Both of Kelleher’s businesses have insurance and investment licenses.

“We still have some details to come, but what you can say is that there is an old way of doing things and there’s going to be a new way of doing things.

“You can see the direction of travel from the amount of significant new regulations coming out – four or five in the past year, compared to the odd one now and again in years before.

The direction of travel is quite clear,” Kelleher told International Adviser.

He went on say: “The issues that are being tackled by the leading regulators in the world – transparency, costs to clients, disclosures, the way products are sold, suitability checks, fact finds, properly making sure clients understand what they are buying, and documenting all of this properly – these are all becoming our issues in the UAE, and that is a good thing.”

Complaint handling key

Kelleher identified one skill set that ‘old model’ IFAs will have to adapt to quickly as complaint management.

“As clients understand more about what the regulator is doing and what is expected of firms, they can tell good practice from bad practice. This is bound to increase the level of complaints.

“It is the current level of complaints which is concerning regulators a great deal, as evidenced by the clear language on some recent regulatory decisions.”

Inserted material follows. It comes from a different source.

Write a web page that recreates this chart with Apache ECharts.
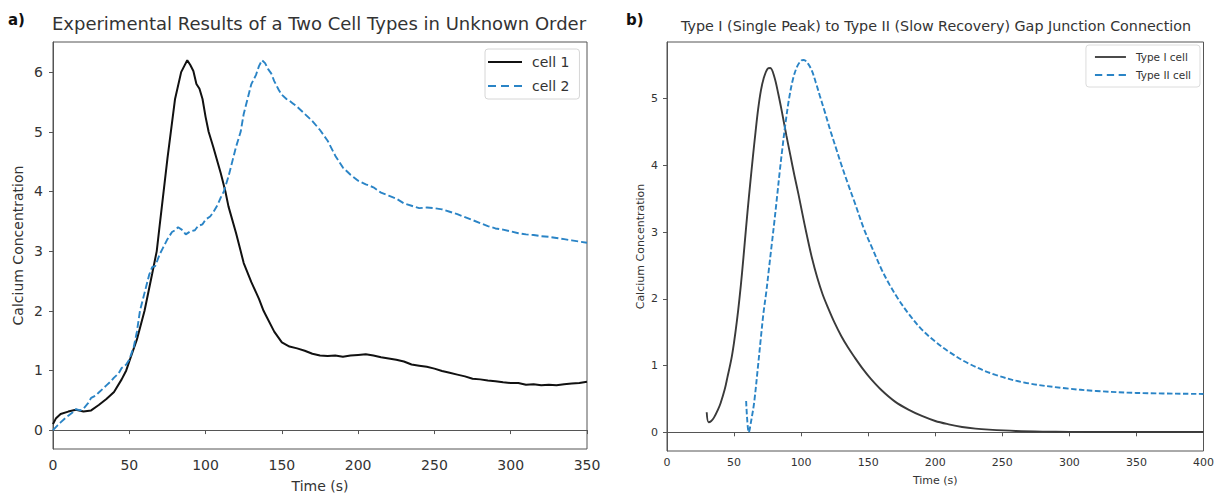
<!DOCTYPE html>
<html>
<head>
<meta charset="utf-8">
<script src="https://cdn.jsdelivr.net/npm/echarts@6/dist/echarts.min.js"></script>
<style>
html,body{margin:0;padding:0;background:#fff;}
#chart{width:1217px;height:498px;}
</style>
</head>
<body>
<div id="chart"></div>
<script>
// ---------- Panel a: experimental data ----------
var timeCell1 = [0,2,5,10,15,20,25,30,35,40,45,48,50,55,60,65,68,70,75,80,84,86,88,90,92,94,96,98,100,102,105,110,113,115,120,123,125,130,135,138,140,145,150,155,160,165,170,175,180,185,190,195,200,205,210,215,220,225,230,235,240,245,250,255,260,265,270,275,280,285,290,295,300,305,310,315,320,325,330,335,340,345,350];
var cell1 = [0.10,0.20,0.27,0.31,0.34,0.31,0.33,0.42,0.52,0.64,0.85,1.00,1.15,1.52,2.00,2.62,3.00,3.45,4.55,5.55,6.00,6.10,6.20,6.12,6.02,5.80,5.72,5.55,5.25,5.00,4.75,4.30,4.00,3.75,3.30,3.00,2.80,2.48,2.20,2.00,1.90,1.65,1.47,1.40,1.37,1.33,1.28,1.25,1.24,1.25,1.23,1.25,1.26,1.27,1.25,1.22,1.20,1.18,1.15,1.10,1.08,1.06,1.03,0.99,0.96,0.93,0.90,0.86,0.85,0.83,0.82,0.80,0.79,0.79,0.76,0.77,0.75,0.76,0.75,0.77,0.78,0.79,0.81];
var timeCell2 = [0,3,5,8,10,13,15,18,20,23,25,28,30,33,35,38,40,43,45,48,50,53,55,57,60,63,65,67,70,72,75,78,80,82,85,87,90,93,95,98,100,103,105,108,110,112,115,118,120,123,125,128,130,133,135,137,139,141,143,145,148,150,153,155,157,160,165,170,175,180,185,190,195,200,205,210,215,220,225,230,235,240,245,250,255,260,265,270,275,280,285,290,295,300,305,310,315,320,325,330,335,340,345,350];
var cell2 = [0.00,0.08,0.13,0.20,0.24,0.30,0.35,0.33,0.36,0.45,0.54,0.58,0.63,0.70,0.75,0.82,0.88,0.95,1.04,1.10,1.18,1.40,1.65,2.00,2.30,2.60,2.73,2.75,2.95,3.05,3.20,3.32,3.35,3.40,3.35,3.28,3.33,3.35,3.42,3.45,3.53,3.58,3.65,3.78,3.90,4.00,4.25,4.55,4.75,5.00,5.30,5.60,5.80,5.95,6.10,6.20,6.15,6.05,5.98,5.85,5.70,5.62,5.55,5.52,5.48,5.42,5.30,5.18,5.03,4.85,4.60,4.40,4.28,4.18,4.12,4.07,3.98,3.93,3.88,3.80,3.76,3.72,3.73,3.72,3.70,3.66,3.62,3.57,3.52,3.47,3.42,3.38,3.36,3.33,3.30,3.28,3.27,3.25,3.24,3.22,3.20,3.18,3.16,3.14];

// ---------- Panel b: model ----------
var timeType1 = [29.6,31,33,35,38,40,43,45,48,50,52,54,56,58,60,62,64,66,68,70,72,75,77,80,83,86,89,92,95,98,101,104,108,112,116,120,125,130,135,140,146,152,160,170,180,190,200,210,220,230,240,260,280,300,330,360,400];
var type1 = [0.30,0.15,0.17,0.22,0.34,0.44,0.64,0.82,1.10,1.35,1.65,2.00,2.40,2.85,3.30,3.72,4.12,4.50,4.85,5.12,5.30,5.45,5.46,5.33,5.07,4.77,4.45,4.15,3.85,3.57,3.27,2.98,2.62,2.32,2.07,1.87,1.64,1.44,1.27,1.12,0.95,0.80,0.63,0.46,0.34,0.245,0.17,0.12,0.08,0.055,0.04,0.02,0.01,0.006,0.004,0.004,0.006];
var timeType2 = [59,61,63,65,68,70,72,74,76,78,80,82,84,86,88,91,94,97,100,102,105,108,111,114,118,122,126,130,135,140,147,153,160,166,172,180,190,200,210,225,245,268,297,320,350,400];
var type2 = [0.47,0.00,0.20,0.45,1.02,1.42,1.80,2.10,2.45,2.80,3.15,3.52,3.90,4.25,4.58,5.00,5.30,5.48,5.57,5.58,5.53,5.42,5.24,5.04,4.78,4.51,4.26,4.01,3.72,3.44,3.04,2.76,2.44,2.21,2.01,1.78,1.54,1.36,1.21,1.03,0.86,0.74,0.66,0.62,0.59,0.575];

// ---------- ticks / labels ----------
var xTicksA = [0,50,100,150,200,250,300,350];
var yTicksA = [0,1,2,3,4,5,6];
var xTicksB = [0,50,100,150,200,250,300,350,400];
var yTicksB = [0,1,2,3,4,5];
var titleA = 'Experimental Results of a Two Cell Types in Unknown Order';
var titleB = 'Type I (Single Peak) to Type II (Slow Recovery) Gap Junction Connection';
var namesA = ['cell 1','cell 2'];
var namesB = ['Type I cell','Type II cell'];

function pairs(t, v){ return t.map(function(x,i){ return [x, v[i]]; }); }

var FONT = 'DejaVu Sans';
var AX = '#555555';
var TXT = '#333333';
var BLUE = '#2a84c6';
var BLACK = '#111111';
var GRAY = '#3a3a3a';
var SOLID = 'path://M0,0h34v2h-34z';
var DASHED = 'path://M0,0h8v2h-8zM13,0h8v2h-8zM26,0h8v2h-8z';

function xAxisCfg(idx, max, fs, gap, margin){
  return {
    type:'value', gridIndex:idx, min:0, max:max, interval:50,
    name:'Time (s)', nameLocation:'middle', nameGap:gap,
    nameTextStyle:{color:TXT, fontFamily:FONT, fontSize:fs},
    axisLine:{show:true, lineStyle:{color:AX, width:1}},
    axisTick:{show:true, inside:false, length:4, lineStyle:{color:AX}},
    axisLabel:{color:TXT, fontFamily:FONT, fontSize:fs, margin:margin},
    splitLine:{show:false}
  };
}
function yAxisCfg(idx, min, max, ticks, fs, gap, margin){
  return {
    type:'value', gridIndex:idx, min:min, max:max,
    name:'Calcium Concentration', nameLocation:'middle', nameGap:gap,
    nameTextStyle:{color:TXT, fontFamily:FONT, fontSize:fs},
    axisLine:{show:true, lineStyle:{color:AX, width:1}},
    axisTick:{show:true, inside:false, length:4, lineStyle:{color:AX}, customValues:ticks},
    axisLabel:{color:TXT, fontFamily:FONT, fontSize:fs, margin:margin, customValues:ticks},
    splitLine:{show:false}
  };
}

var chart = echarts.init(document.getElementById('chart'), null, {renderer:'svg'});
chart.setOption({
  backgroundColor:'#ffffff',
  animation:false,
  grid:[
    {left:53, top:42, width:534, height:409, show:true, borderColor:AX, borderWidth:1, backgroundColor:'transparent'},
    {left:667, top:42, width:538, height:409, show:true, borderColor:AX, borderWidth:1, backgroundColor:'transparent'}
  ],
  xAxis:[ xAxisCfg(0, 350, 14, 30, 9), xAxisCfg(1, 400, 11, 24, 6) ],
  yAxis:[ yAxisCfg(0, -0.317, 6.505, yTicksA, 14, 28, 10), yAxisCfg(1, -0.28, 5.85, yTicksB, 11, 21, 9) ],
  legend:[
    {
      data:[
        {name:namesA[0], icon:SOLID, itemStyle:{color:BLACK, borderWidth:0}},
        {name:namesA[1], icon:DASHED, itemStyle:{color:BLUE, borderWidth:0}}
      ],
      orient:'vertical', left:485, top:49,
      itemWidth:34, itemHeight:2, itemGap:8, padding:[5,10,5,3],
      borderColor:'#d6d6d6', borderWidth:1, borderRadius:3, backgroundColor:'#fff',
      textStyle:{color:TXT, fontFamily:FONT, fontSize:14, padding:[0,0,0,5], lineHeight:16},
      selectedMode:false
    },
    {
      data:[
        {name:namesB[0], icon:SOLID, itemStyle:{color:GRAY, borderWidth:0}},
        {name:namesB[1], icon:DASHED, itemStyle:{color:BLUE, borderWidth:0}}
      ],
      orient:'vertical', right:17, top:45,
      itemWidth:31, itemHeight:2, itemGap:6, padding:[6,9,6,9],
      borderColor:'#dcdcdc', borderWidth:1, borderRadius:3, backgroundColor:'#fff',
      textStyle:{color:TXT, fontFamily:FONT, fontSize:10.5, padding:[0,0,0,5], lineHeight:12},
      selectedMode:false
    }
  ],
  series:[
    {name:namesA[0], type:'line', xAxisIndex:0, yAxisIndex:0, data:pairs(timeCell1, cell1),
     showSymbol:false, symbol:'none', lineStyle:{color:BLACK, width:2}, itemStyle:{color:BLACK}},
    {name:namesA[1], type:'line', xAxisIndex:0, yAxisIndex:0, data:pairs(timeCell2, cell2),
     showSymbol:false, symbol:'none', lineStyle:{color:BLUE, width:1.9, type:[7,3]}, itemStyle:{color:BLUE}},
    {name:namesB[0], type:'line', xAxisIndex:1, yAxisIndex:1, data:pairs(timeType1, type1), smooth:0.35,
     showSymbol:false, symbol:'none', lineStyle:{color:GRAY, width:1.9}, itemStyle:{color:GRAY}},
    {name:namesB[1], type:'line', xAxisIndex:1, yAxisIndex:1, data:pairs(timeType2, type2), smooth:0.35,
     showSymbol:false, symbol:'none', lineStyle:{color:BLUE, width:1.9, type:[5.5,2.5]}, itemStyle:{color:BLUE}}
  ],
  graphic:[
    {type:'text', left:8, top:12, style:{text:'a)', font:'bold 15px "DejaVu Sans"', fill:'#111'}},
    {type:'text', left:626, top:12, style:{text:'b)', font:'bold 15px "DejaVu Sans"', fill:'#111'}},
    {type:'text', x:319, y:23, style:{text:titleA, font:'18px "DejaVu Sans"', fill:TXT, textAlign:'center', textVerticalAlign:'middle'}},
    {type:'text', x:936, y:26, style:{text:titleB, font:'14.3px "DejaVu Sans"', fill:TXT, textAlign:'center', textVerticalAlign:'middle'}}
  ]
});
</script>
</body>
</html>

Kelleher said it was likely the more active role of regulators will stimulate a greater amount of complaints as investors and financial services consumers spot an active authority to complain to; and this will stimulate a need for a much higher quality of compliance and internal management.

Survival test

The regulators are adapting to the environment of complaints, which Kelleher believes will become a survival test for many firms.

He said: “This is not necessarily a bad thing. I note the statistics emerging in the UK in which some large companies have increased numbers of complaints. The reality is that they would not have suddenly become a poor company overnight.

“The probability is that investors and customers have an easy route for making complaints, and that is bound to increase complaint numbers.

“The good firms will take such issues as feedback and improve as a result. The problem for firms in the UAE is that we are only in the early stages of complaint measurement. So, we face all the growing pains of handling complaints including building high quality compliance and associated training.”

New standards

Kelleher cited the SCA’s 2016 regulation, 48R, which more clearly defined what financial planning entails and what is expected of financial planners, as being a possible door opener to greater detail on active professional management.

“The Chartered Institute of Securities and Investment (Cisi) is already employed by the SCA to set standards on what a ‘financial analyst’ is.

“That standard covers what other environments would call relationship management/wealth management/financial planning etc.

“The international wealth management certificate, for example, sets out standards on information collection, on the fiduciary duties of advisers, and on how to document meetings and advice. It is now not a small step to link professional standards to regulator management to investor expectations.”